• **Given request**: Output the material below unchanged, apart from leaving out the pictures.

• **Available data**:

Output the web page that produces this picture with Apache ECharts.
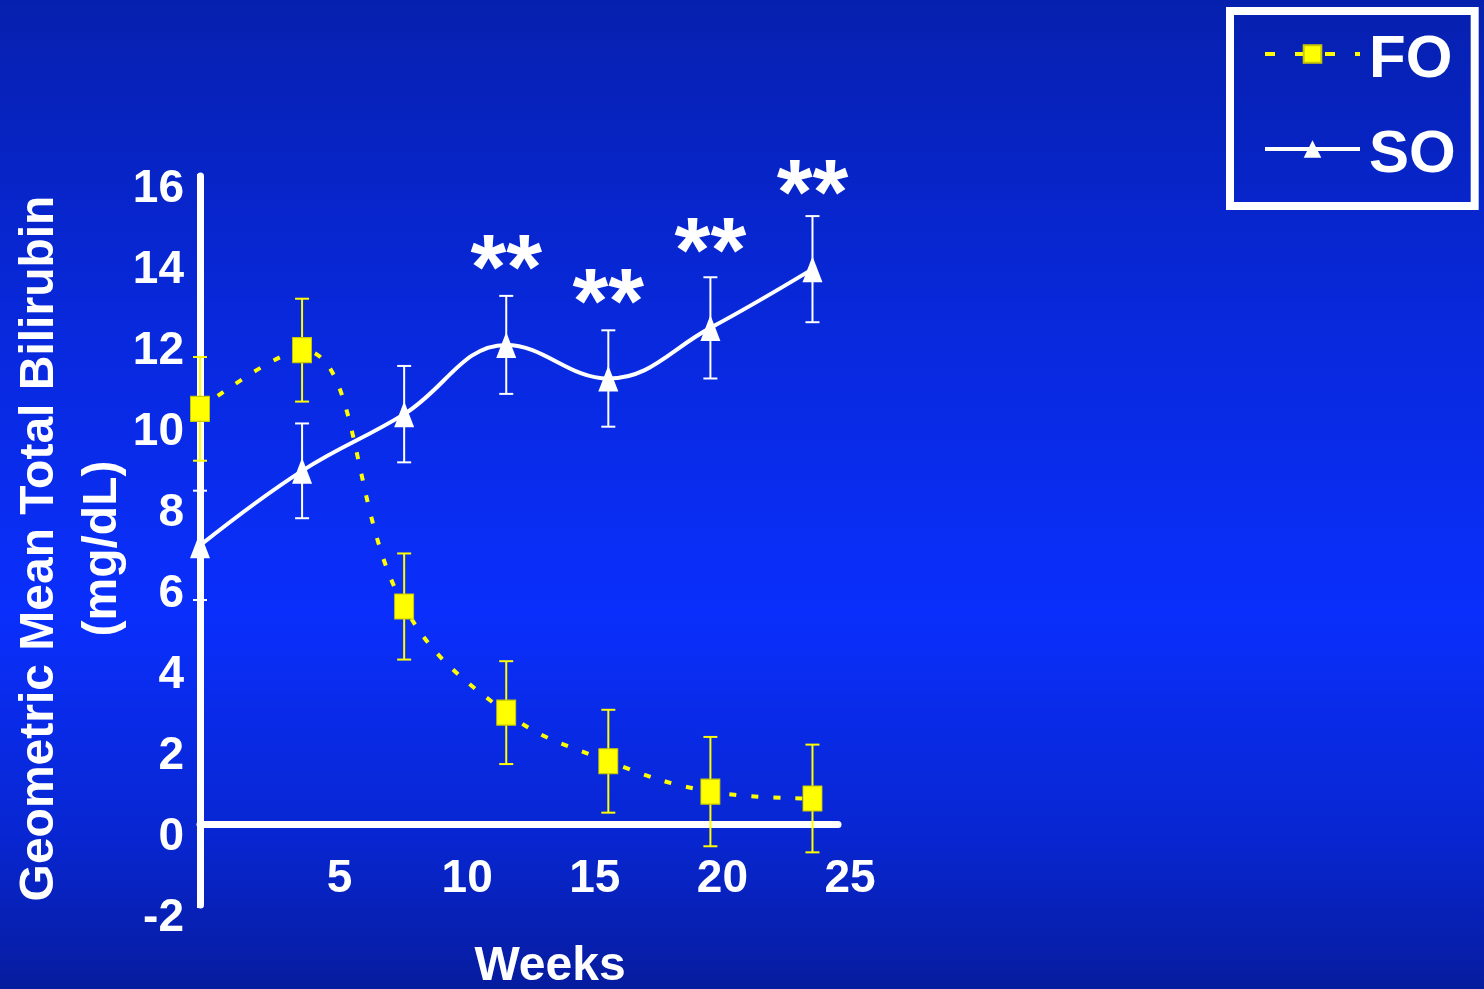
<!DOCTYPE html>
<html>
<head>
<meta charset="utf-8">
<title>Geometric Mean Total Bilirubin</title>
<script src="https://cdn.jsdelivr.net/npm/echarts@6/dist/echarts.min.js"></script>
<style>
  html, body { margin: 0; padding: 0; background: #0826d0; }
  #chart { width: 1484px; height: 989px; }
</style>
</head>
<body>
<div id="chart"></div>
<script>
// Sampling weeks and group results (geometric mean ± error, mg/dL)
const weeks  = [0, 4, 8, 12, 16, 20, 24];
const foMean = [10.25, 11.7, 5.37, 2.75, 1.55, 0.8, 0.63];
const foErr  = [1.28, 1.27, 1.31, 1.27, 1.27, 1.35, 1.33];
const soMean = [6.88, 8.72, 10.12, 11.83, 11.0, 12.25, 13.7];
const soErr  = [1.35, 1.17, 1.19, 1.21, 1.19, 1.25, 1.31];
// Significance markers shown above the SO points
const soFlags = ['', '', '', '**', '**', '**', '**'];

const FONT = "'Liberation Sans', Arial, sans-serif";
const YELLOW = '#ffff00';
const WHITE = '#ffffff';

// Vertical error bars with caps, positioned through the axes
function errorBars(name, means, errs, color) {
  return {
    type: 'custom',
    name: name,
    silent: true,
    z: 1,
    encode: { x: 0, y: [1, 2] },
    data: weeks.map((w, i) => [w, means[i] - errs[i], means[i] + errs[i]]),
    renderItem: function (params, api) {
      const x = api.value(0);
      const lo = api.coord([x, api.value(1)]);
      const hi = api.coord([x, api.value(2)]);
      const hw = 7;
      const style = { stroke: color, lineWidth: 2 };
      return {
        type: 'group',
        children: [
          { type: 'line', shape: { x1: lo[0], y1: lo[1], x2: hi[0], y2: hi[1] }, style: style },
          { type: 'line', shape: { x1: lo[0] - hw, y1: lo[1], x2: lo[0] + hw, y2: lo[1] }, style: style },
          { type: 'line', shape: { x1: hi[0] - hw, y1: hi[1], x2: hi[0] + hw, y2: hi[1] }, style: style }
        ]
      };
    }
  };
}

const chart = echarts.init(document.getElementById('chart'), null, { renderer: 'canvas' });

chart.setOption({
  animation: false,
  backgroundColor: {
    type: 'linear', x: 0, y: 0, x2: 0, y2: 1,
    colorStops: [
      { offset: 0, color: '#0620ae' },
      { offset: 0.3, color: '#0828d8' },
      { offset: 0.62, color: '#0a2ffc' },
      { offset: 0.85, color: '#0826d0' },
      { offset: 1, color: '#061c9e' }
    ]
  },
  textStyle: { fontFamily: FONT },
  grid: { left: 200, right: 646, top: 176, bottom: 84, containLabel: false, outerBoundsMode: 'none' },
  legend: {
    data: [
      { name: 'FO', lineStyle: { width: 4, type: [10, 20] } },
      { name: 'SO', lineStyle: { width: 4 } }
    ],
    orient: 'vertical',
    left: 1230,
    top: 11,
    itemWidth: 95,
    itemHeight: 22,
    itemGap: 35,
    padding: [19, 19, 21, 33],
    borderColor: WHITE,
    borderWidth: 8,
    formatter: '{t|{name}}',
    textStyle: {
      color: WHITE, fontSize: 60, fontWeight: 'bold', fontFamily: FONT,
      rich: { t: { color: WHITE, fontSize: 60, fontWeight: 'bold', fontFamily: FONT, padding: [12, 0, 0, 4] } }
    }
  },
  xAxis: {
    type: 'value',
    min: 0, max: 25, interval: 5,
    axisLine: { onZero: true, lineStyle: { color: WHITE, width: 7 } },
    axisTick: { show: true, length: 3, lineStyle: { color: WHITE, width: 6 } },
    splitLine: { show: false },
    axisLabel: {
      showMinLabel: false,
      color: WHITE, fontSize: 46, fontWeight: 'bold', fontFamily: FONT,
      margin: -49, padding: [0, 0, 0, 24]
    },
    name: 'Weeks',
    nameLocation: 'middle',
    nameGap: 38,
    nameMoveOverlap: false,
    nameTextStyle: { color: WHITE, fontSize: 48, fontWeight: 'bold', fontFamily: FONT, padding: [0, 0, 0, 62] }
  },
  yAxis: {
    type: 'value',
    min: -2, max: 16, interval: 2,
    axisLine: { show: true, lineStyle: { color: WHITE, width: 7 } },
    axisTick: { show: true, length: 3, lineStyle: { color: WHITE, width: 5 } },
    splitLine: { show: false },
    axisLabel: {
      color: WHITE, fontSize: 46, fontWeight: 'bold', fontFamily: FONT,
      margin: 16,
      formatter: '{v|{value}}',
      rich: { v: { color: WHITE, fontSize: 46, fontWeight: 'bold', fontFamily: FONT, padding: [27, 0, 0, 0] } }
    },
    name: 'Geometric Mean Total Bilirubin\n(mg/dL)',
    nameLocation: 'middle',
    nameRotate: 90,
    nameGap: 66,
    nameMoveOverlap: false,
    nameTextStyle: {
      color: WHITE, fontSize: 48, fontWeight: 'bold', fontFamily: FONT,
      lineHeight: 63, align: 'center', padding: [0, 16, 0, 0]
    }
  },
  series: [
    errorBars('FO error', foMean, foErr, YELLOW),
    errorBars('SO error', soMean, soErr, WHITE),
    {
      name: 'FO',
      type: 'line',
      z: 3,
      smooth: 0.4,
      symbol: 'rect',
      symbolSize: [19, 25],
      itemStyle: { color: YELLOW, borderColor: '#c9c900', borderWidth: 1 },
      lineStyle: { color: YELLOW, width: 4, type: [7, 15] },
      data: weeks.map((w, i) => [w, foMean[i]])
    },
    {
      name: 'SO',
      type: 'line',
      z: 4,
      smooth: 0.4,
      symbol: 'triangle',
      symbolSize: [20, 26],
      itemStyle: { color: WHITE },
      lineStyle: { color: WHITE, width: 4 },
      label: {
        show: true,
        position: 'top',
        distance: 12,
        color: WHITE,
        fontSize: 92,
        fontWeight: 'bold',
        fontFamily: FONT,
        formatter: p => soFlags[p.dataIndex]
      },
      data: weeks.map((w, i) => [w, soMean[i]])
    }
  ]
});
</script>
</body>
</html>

• **Full output**:
Output the web page that produces this picture with Apache ECharts.
<!DOCTYPE html>
<html>
<head>
<meta charset="utf-8">
<title>Geometric Mean Total Bilirubin</title>
<script src="https://cdn.jsdelivr.net/npm/echarts@6/dist/echarts.min.js"></script>
<style>
  html, body { margin: 0; padding: 0; background: #0826d0; }
  #chart { width: 1484px; height: 989px; }
</style>
</head>
<body>
<div id="chart"></div>
<script>
// Sampling weeks and group results (geometric mean ± error, mg/dL)
const weeks  = [0, 4, 8, 12, 16, 20, 24];
const foMean = [10.25, 11.7, 5.37, 2.75, 1.55, 0.8, 0.63];
const foErr  = [1.28, 1.27, 1.31, 1.27, 1.27, 1.35, 1.33];
const soMean = [6.88, 8.72, 10.12, 11.83, 11.0, 12.25, 13.7];
const soErr  = [1.35, 1.17, 1.19, 1.21, 1.19, 1.25, 1.31];
// Significance markers shown above the SO points
const soFlags = ['', '', '', '**', '**', '**', '**'];

const FONT = "'Liberation Sans', Arial, sans-serif";
const YELLOW = '#ffff00';
const WHITE = '#ffffff';

// Vertical error bars with caps, positioned through the axes
function errorBars(name, means, errs, color) {
  return {
    type: 'custom',
    name: name,
    silent: true,
    z: 1,
    encode: { x: 0, y: [1, 2] },
    data: weeks.map((w, i) => [w, means[i] - errs[i], means[i] + errs[i]]),
    renderItem: function (params, api) {
      const x = api.value(0);
      const lo = api.coord([x, api.value(1)]);
      const hi = api.coord([x, api.value(2)]);
      const hw = 7;
      const style = { stroke: color, lineWidth: 2 };
      return {
        type: 'group',
        children: [
          { type: 'line', shape: { x1: lo[0], y1: lo[1], x2: hi[0], y2: hi[1] }, style: style },
          { type: 'line', shape: { x1: lo[0] - hw, y1: lo[1], x2: lo[0] + hw, y2: lo[1] }, style: style },
          { type: 'line', shape: { x1: hi[0] - hw, y1: hi[1], x2: hi[0] + hw, y2: hi[1] }, style: style }
        ]
      };
    }
  };
}

const chart = echarts.init(document.getElementById('chart'), null, { renderer: 'canvas' });

chart.setOption({
  animation: false,
  backgroundColor: {
    type: 'linear', x: 0, y: 0, x2: 0, y2: 1,
    colorStops: [
      { offset: 0, color: '#0620ae' },
      { offset: 0.3, color: '#0828d8' },
      { offset: 0.62, color: '#0a2ffc' },
      { offset: 0.85, color: '#0826d0' },
      { offset: 1, color: '#061c9e' }
    ]
  },
  textStyle: { fontFamily: FONT },
  grid: { left: 200, right: 646, top: 176, bottom: 84, containLabel: false, outerBoundsMode: 'none' },
  legend: {
    data: [
      { name: 'FO', lineStyle: { width: 4, type: [10, 20] } },
      { name: 'SO', lineStyle: { width: 4 } }
    ],
    orient: 'vertical',
    left: 1230,
    top: 11,
    itemWidth: 95,
    itemHeight: 22,
    itemGap: 35,
    padding: [19, 19, 21, 33],
    borderColor: WHITE,
    borderWidth: 8,
    formatter: '{t|{name}}',
    textStyle: {
      color: WHITE, fontSize: 60, fontWeight: 'bold', fontFamily: FONT,
      rich: { t: { color: WHITE, fontSize: 60, fontWeight: 'bold', fontFamily: FONT, padding: [12, 0, 0, 4] } }
    }
  },
  xAxis: {
    type: 'value',
    min: 0, max: 25, interval: 5,
    axisLine: { onZero: true, lineStyle: { color: WHITE, width: 7 } },
    axisTick: { show: true, length: 3, lineStyle: { color: WHITE, width: 6 } },
    splitLine: { show: false },
    axisLabel: {
      showMinLabel: false,
      color: WHITE, fontSize: 46, fontWeight: 'bold', fontFamily: FONT,
      margin: -49, padding: [0, 0, 0, 24]
    },
    name: 'Weeks',
    nameLocation: 'middle',
    nameGap: 38,
    nameMoveOverlap: false,
    nameTextStyle: { color: WHITE, fontSize: 48, fontWeight: 'bold', fontFamily: FONT, padding: [0, 0, 0, 62] }
  },
  yAxis: {
    type: 'value',
    min: -2, max: 16, interval: 2,
    axisLine: { show: true, lineStyle: { color: WHITE, width: 7 } },
    axisTick: { show: true, length: 3, lineStyle: { color: WHITE, width: 5 } },
    splitLine: { show: false },
    axisLabel: {
      color: WHITE, fontSize: 46, fontWeight: 'bold', fontFamily: FONT,
      margin: 16,
      formatter: '{v|{value}}',
      rich: { v: { color: WHITE, fontSize: 46, fontWeight: 'bold', fontFamily: FONT, padding: [27, 0, 0, 0] } }
    },
    name: 'Geometric Mean Total Bilirubin\n(mg/dL)',
    nameLocation: 'middle',
    nameRotate: 90,
    nameGap: 66,
    nameMoveOverlap: false,
    nameTextStyle: {
      color: WHITE, fontSize: 48, fontWeight: 'bold', fontFamily: FONT,
      lineHeight: 63, align: 'center', padding: [0, 16, 0, 0]
    }
  },
  series: [
    errorBars('FO error', foMean, foErr, YELLOW),
    errorBars('SO error', soMean, soErr, WHITE),
    {
      name: 'FO',
      type: 'line',
      z: 3,
      smooth: 0.4,
      symbol: 'rect',
      symbolSize: [19, 25],
      itemStyle: { color: YELLOW, borderColor: '#c9c900', borderWidth: 1 },
      lineStyle: { color: YELLOW, width: 4, type: [7, 15] },
      data: weeks.map((w, i) => [w, foMean[i]])
    },
    {
      name: 'SO',
      type: 'line',
      z: 4,
      smooth: 0.4,
      symbol: 'triangle',
      symbolSize: [20, 26],
      itemStyle: { color: WHITE },
      lineStyle: { color: WHITE, width: 4 },
      label: {
        show: true,
        position: 'top',
        distance: 12,
        color: WHITE,
        fontSize: 92,
        fontWeight: 'bold',
        fontFamily: FONT,
        formatter: p => soFlags[p.dataIndex]
      },
      data: weeks.map((w, i) => [w, soMean[i]])
    }
  ]
});
</script>
</body>
</html>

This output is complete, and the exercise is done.